Passing time
Dec 17th, 2007 by JamieB
While we wait a month for the Senate to return to Harrisburg after the holiday break and take up the House-modified version of Senate Bill 1, we need to:
1. Keep the pressure on. There is a good deal of momentum now to get something done in the reform realm, and open records seems to be the go-to place right now. “It’s hard for me as I sit here to think of an issue that has as broad a support as open records, which is next up to bat,” Senate Majority Leader Dominic Pileggi (R-Chester), the prime sponsor of SB1, told the Lebanon Daily News. Yet, let’s not overlook what Rep. RoseMarie Swanger (R-Lebanon) told the newspaper about the overall push for reform: “I really see very little desire for change up here, and I think it will be hard coming.”
2. “Get it right,” in the headline words of yesterday’s editorial in the Harrisburg Patriot-News. “Better that the Legislature get it right in enacting a new open-records law than get it done quickly but imperfectly.” In particular, the Patriot-News laid out a compelling case for dropping the exemption of autopsy reports, which are actually open to the public under the current law. “Our authority on autopsy reports,” the paper wrote, “is Patriot-News staff writer Pete Shellem, whose reporting has led to the release of four people serving life terms for crimes they did not commit. . . . While the argument is made that open autopsy reports would lead to their misuse, the fact is that they are open under existing law and there is virtually no record of misuse. This is a solution to a problem that doesn’t exist.”
3. Ask questions: What is behind the House vote to delay the implementation of a new law – for which we have been waiting 50 years – until 2009? “That means twelve more months of citizens being kept in the dark about their governments. Another year of refusing to provide open, accountable government.”
4. Remember: For those who wonder (a) why the blanket exclusion of all emails from the open-records law was a bad idea and (b) why many state legislators nevertheless pushed the idea hard, the investigative work of Dennis Roddy and Tracie Mauriello of the Pittsburgh Post-Gazette provides some compelling insights (excerpts below; read the entire article):
E-mail messages exchanged by top aides in the Democratic caucus starting in 2004 make clear that taxpayer-funded bonuses were given to legislative employees for their work on election campaigns.

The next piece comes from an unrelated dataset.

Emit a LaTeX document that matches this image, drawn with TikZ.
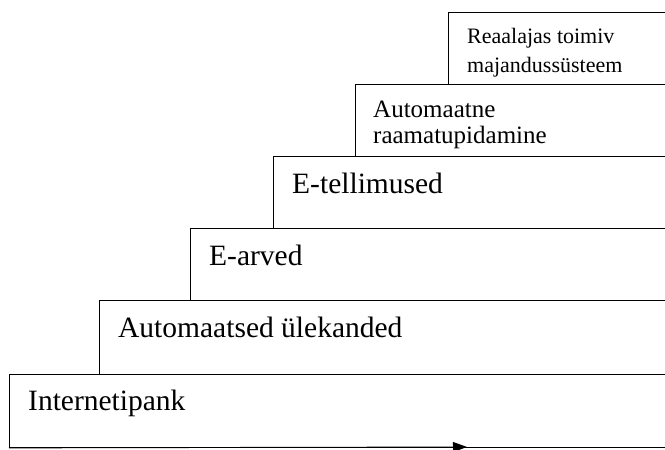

The messages, obtained by the Post-Gazette, are a key component in an investigation by Attorney General Tom Corbett into the bonuses and whether they constituted an illegal use of state money for political work.
In startlingly blunt language, a group of aides, at points working under the direction of then-House Minority Whip Michael Veon (D-Beaver) rated the political work of state employees, sometimes adjusting the amounts of the bonuses based on time they spent in the field or, in one instance, in getting presidential candidate Ralph Nader off the Pennsylvania ballot.
“Mainly, I based my decisions on the number of days people spent in the field,” wrote Eric Webb, director of Democratic member services, in one of the e-mails, “but a few people were bumped up for extra efforts, like being a phone bank captain,” or “helping with the Spanish phone bank.”
The system that produced the pay bonus scandal now roiling the state Capitol took shape at least three years ago when a cadre of top House aides began tracking campaign hours put in by Democratic caucus employees and then tied them to taxpayer-funded salary bonuses.
The e-mail messages also show apparent widespread use of the Democratic caucus employees, offices and computer systems for political work.
In all, 31,000 archived e-mails thought to have been deleted were later recovered.
The inquiry also found that virtually every e-mail regarding pay bonuses sent on the caucus computer system in 2006 had been erased, as had all record of Mr. Veon’s e-mails. What investigators later uncovered were e-mails from 2004 and 2005 that included an outline of the scheme that suggested it had been ongoing for several years.